I have several questions or comments about the screenplay:

1)It seems odd that Nicholas should request that a distant small farmer relative he has never met, in rather distant Greenwich, Conn., should send him one of his daughters(how did he know he had daughters)to be governess to his daughter. He must have been planning even then that this girl would be his replacement wife. As it turned out, Nicholas seemed to be exactly what Miranda wanted in a husband and vice versa.

2)Why was Oleander chosen as the mode of poisoning? The fact that Johanna dies soon after the plant was brought into her room suggests that a volatile component was involved. But the poisons are not volatile. They must be ingested. And it's not just of matter that the person succumbs within a few hours with no preliminary distressing symptoms. Thus, she probably should have made a commotion about her symptoms before dying.

3)After Nicholas is shot dead, who inherits Dragonwyck? Doesn't Miranda, as his wife. Or weren't women allowed to own property in this circumstance? Or perhaps his daughter, if he so willed it? In any case, Miranda clearly has had enough of Dragonwyck, and returns to her native Greenwich. By the way, why did daughter Katrine disappear from the story not long after she was introduced? Was she sent to a boarding school?

With these caveats, I can recommend this film for those interested in Gothic stories and history. See it at YouTube.

Reviewed by clanciai 9 / 10

Gothic melodrama from the 1840s with thickening intrigue all the way

Joe Mankiewicz's first film as a director is like all his subsequent ones a paragon of clarity and thoroughness, attaching much attention to every detail, while at the same time the actors are generously given free room to reign. Consequently in all his films, all actors appear outstanding, especially in his early ones. His next film was even darker than this one, maybe his deepest dive into the noir genre, "Somewhere in the Night" about the mystery of a lost identity and even more intriguing than this one - here Vincent Price completely dominates the drama by you in suspense as you never can know or even guess what he is up to. He appears as the perfect gentleman, and yet you must suspect that he has terrible secrets to hide, which don't become evident until the very end, as he masks them so well. Gene Tierney is equally good, and they match each other perfectly - just previously they had been together in Otto Preminger's priceless "Laura".

The other actors are good as well, especially Walter Huston as the terrible but honest father, while you must observe the young Jessica Tandy entering the scene after Gene Tierney has been married. You can't recognize her, but her performance as a cripple is quite remarkable.

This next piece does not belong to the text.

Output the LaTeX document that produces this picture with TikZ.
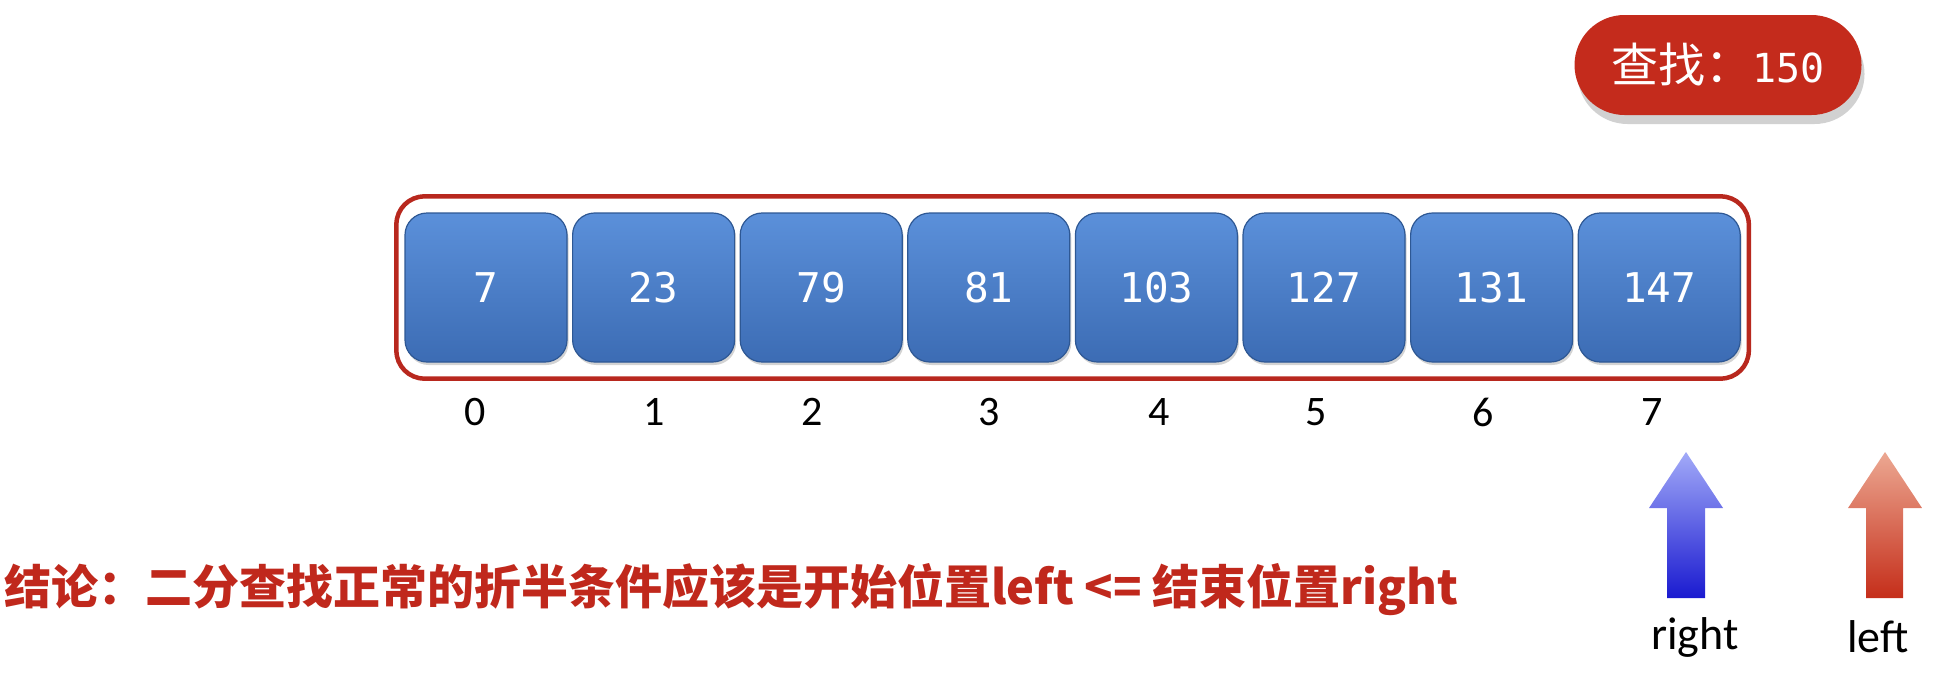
\documentclass[tikz,border=0pt]{standalone}
\usepackage{fontspec}
\setmainfont{Carlito}
\newfontfamily\cjk{Noto Sans CJK SC}
\newfontfamily\mono{DejaVu Sans Mono}
\usetikzlibrary{fit,shadows}
\definecolor{framered}{HTML}{B8281E}
\definecolor{pillred}{HTML}{C42B1C}
\definecolor{txtred}{HTML}{C0281C}
\definecolor{boxtop}{HTML}{5B90DA}
\definecolor{boxbot}{HTML}{3C6CB4}
\definecolor{boxline}{HTML}{2E5894}
\tikzset{
  cell/.style={draw=boxline, line width=1.2pt, rounded corners=22pt,
    top color=boxtop, bottom color=boxbot, minimum width=162pt, minimum height=149pt,
    text=white, font=\mono\fontsize{41}{45}\selectfont,
    drop shadow={opacity=0.35, shadow xshift=1.5pt, shadow yshift=-3pt}},
  framebox/.style={draw=framered, line width=4.5pt, rounded corners=28pt, inner xsep=8pt, inner ysep=16pt},
  pill/.style={fill=pillred, rounded corners=50pt, minimum width=287pt, minimum height=100pt, text=white,
    drop shadow={fill=black!18, opacity=1, shadow xshift=3pt, shadow yshift=-9pt}},
  idx/.style={font=\fontsize{42}{46}\selectfont, text=black},
  ptrlab/.style={font=\fontsize{46}{50}\selectfont, text=black},
}
\begin{document}
\begin{tikzpicture}[x=1pt,y=-1pt]
\useasboundingbox (0,0) rectangle (1942,680);
% cells
\foreach \v [count=\i from 0] in {7,23,79,81,103,127,131,147}{
  \node[cell] (c\i) at ({486+167.6*\i},287.5) {\v};
}
\node[framebox, fit=(c0)(c7)] (frame) {};
% indices
\foreach \x [count=\i from 0] in {475,654,812,989,1159,1316,1483,1652}{
  \node[idx] (i\i) at (\x,412) {\i};
}
% pill
\node[pill] (find) at (1718,65) {{\cjk\fontsize{47}{50}\selectfont 查找：}{\mono\fontsize{40}{44}\selectfont 150}};
% arrows
\shade[top color={rgb,255:red,162;green,170;blue,248}, bottom color={rgb,255:red,26;green,26;blue,208}]
  (1686,452) -- (1723,508) -- (1705,508) -- (1705,598) -- (1667,598) -- (1667,508) -- (1649,508) -- cycle;
\shade[top color={rgb,255:red,236;green,168;blue,146}, bottom color={rgb,255:red,197;green,46;blue,26}]
  (1885,452) -- (1922,508) -- (1903,508) -- (1903,598) -- (1866,598) -- (1866,508) -- (1848,508) -- cycle;
\node[ptrlab] (rlab) at (1695,637) {right};
\node[ptrlab] (llab) at (1878,637) {left};
% conclusion
\node[anchor=west, inner sep=0pt, text=txtred, font=\cjk\bfseries\fontsize{47}{54}\selectfont] (concl) at (4,590)
  {结论：二分查找正常的折半条件应该是开始位置left <= 结束位置right};
\end{tikzpicture}
\end{document}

Alfred Newman's music is equally perfect, never too intrusive but properly enhancing the Gothic atmosphere whenever it is stressed. Only Glenn Langan as the doctor is a bit simplistic, while the tenants are impressive in every scene. A special tribute to the always admirable Anne Revere as Gene Tierney's wise and hardy mother.

Reviewed by gavin6942 7 / 10

A Fox Horror Classic?

A simple Connecticut farm girl is recruited by a distant relative (Vincent Price), an aristocratic patroon, to be governess to his young daughter in his Hudson Valley mansion.

Someone at Fox put together a "Horror Classics Volume 2" set and put this film in it. But does it belong there? Not at all. There is no horror in this film. Maybe there is hint at a family curse or a ghost or something vague, but it really boils down to a wealthy landowner and the farmers who rent from him. I presume the only reason the film made the set was because it stars Vincent Price.

Interestingly, Gregory Peck was the first choice for Nicholas Van Ryn. Ernst Lubitsch was to direct, but became ill, pre-production was delayed, and Peck dropped out. This, to me, completely changes the film's aftermath. If Lubitsch would have made a different film, I don't know. But Peck starring might give the film more gravitas, and then it almost certainly would have avoided getting a "horror" label from people who haven't bothered to see it.